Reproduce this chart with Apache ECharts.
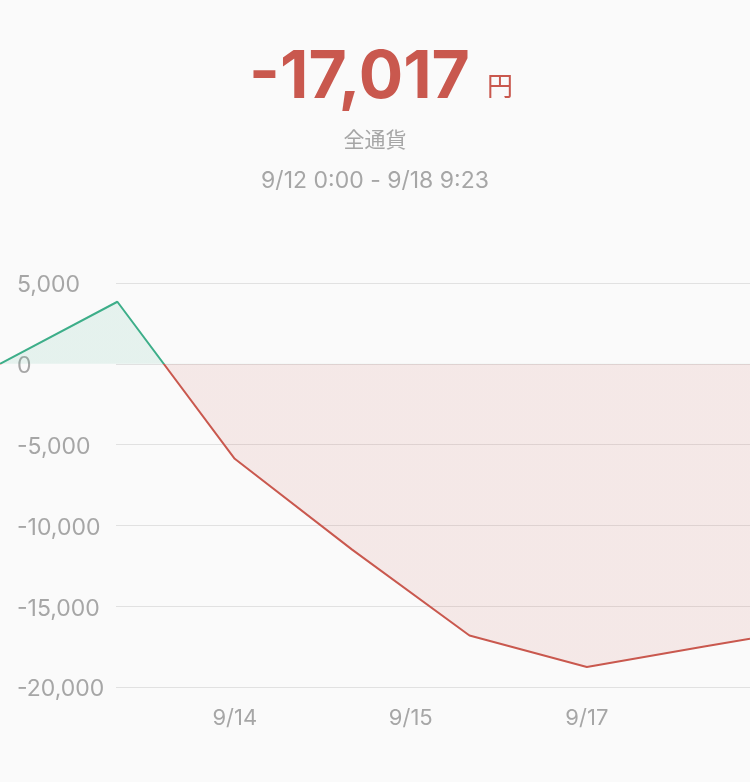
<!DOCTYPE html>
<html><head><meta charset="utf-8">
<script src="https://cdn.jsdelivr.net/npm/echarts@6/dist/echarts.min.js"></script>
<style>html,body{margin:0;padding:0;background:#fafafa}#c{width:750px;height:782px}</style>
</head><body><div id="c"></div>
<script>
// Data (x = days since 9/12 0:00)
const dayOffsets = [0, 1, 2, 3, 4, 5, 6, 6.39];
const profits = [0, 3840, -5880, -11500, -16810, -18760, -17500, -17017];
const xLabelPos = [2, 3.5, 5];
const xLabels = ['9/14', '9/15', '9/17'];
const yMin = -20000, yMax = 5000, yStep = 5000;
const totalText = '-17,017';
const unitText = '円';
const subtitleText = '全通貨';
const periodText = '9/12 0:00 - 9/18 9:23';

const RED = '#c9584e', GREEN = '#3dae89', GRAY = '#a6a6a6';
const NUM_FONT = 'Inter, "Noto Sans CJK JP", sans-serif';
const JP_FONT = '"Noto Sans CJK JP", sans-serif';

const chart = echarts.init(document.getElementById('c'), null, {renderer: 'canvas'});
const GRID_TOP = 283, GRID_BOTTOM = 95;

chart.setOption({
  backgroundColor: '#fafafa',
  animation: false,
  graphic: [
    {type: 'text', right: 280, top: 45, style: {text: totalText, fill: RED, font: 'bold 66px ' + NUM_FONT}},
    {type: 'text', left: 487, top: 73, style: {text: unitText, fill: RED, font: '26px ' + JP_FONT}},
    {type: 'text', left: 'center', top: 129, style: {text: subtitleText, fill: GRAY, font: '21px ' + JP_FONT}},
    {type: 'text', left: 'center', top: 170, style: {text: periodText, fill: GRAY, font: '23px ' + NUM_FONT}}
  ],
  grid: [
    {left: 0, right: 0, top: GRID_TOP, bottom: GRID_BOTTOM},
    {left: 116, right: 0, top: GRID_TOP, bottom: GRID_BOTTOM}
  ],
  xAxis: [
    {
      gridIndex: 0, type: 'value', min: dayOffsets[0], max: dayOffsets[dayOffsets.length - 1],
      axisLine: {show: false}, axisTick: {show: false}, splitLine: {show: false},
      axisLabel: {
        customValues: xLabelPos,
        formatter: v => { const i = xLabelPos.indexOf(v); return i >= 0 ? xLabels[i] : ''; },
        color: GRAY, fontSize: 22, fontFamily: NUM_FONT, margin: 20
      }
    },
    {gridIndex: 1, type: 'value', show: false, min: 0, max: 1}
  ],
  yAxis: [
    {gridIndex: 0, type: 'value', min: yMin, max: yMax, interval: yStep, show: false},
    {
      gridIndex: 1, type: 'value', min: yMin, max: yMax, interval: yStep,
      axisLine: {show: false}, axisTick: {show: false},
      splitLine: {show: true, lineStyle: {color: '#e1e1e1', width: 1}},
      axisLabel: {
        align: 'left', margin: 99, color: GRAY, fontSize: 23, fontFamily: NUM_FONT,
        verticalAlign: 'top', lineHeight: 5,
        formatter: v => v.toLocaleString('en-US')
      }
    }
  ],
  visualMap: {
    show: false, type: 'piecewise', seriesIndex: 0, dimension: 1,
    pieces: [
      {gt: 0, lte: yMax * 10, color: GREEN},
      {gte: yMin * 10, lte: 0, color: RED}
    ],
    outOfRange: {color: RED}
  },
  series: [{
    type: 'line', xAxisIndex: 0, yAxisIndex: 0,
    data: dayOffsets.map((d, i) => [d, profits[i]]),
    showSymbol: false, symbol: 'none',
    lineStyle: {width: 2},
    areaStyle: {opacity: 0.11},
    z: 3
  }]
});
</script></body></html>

━━━━━━━━━━━━━━━━━━━━

#### Task goal:
Please extract exactly the lines of the data, from the first through the line containing "const GRID_TOP = 283, GRID_BOTTOM = 95;", and add no pictures to the copy.

#### Exercise response:
Reproduce this chart with Apache ECharts.
<!DOCTYPE html>
<html><head><meta charset="utf-8">
<script src="https://cdn.jsdelivr.net/npm/echarts@6/dist/echarts.min.js"></script>
<style>html,body{margin:0;padding:0;background:#fafafa}#c{width:750px;height:782px}</style>
</head><body><div id="c"></div>
<script>
// Data (x = days since 9/12 0:00)
const dayOffsets = [0, 1, 2, 3, 4, 5, 6, 6.39];
const profits = [0, 3840, -5880, -11500, -16810, -18760, -17500, -17017];
const xLabelPos = [2, 3.5, 5];
const xLabels = ['9/14', '9/15', '9/17'];
const yMin = -20000, yMax = 5000, yStep = 5000;
const totalText = '-17,017';
const unitText = '円';
const subtitleText = '全通貨';
const periodText = '9/12 0:00 - 9/18 9:23';

const RED = '#c9584e', GREEN = '#3dae89', GRAY = '#a6a6a6';
const NUM_FONT = 'Inter, "Noto Sans CJK JP", sans-serif';
const JP_FONT = '"Noto Sans CJK JP", sans-serif';

const chart = echarts.init(document.getElementById('c'), null, {renderer: 'canvas'});
const GRID_TOP = 283, GRID_BOTTOM = 95;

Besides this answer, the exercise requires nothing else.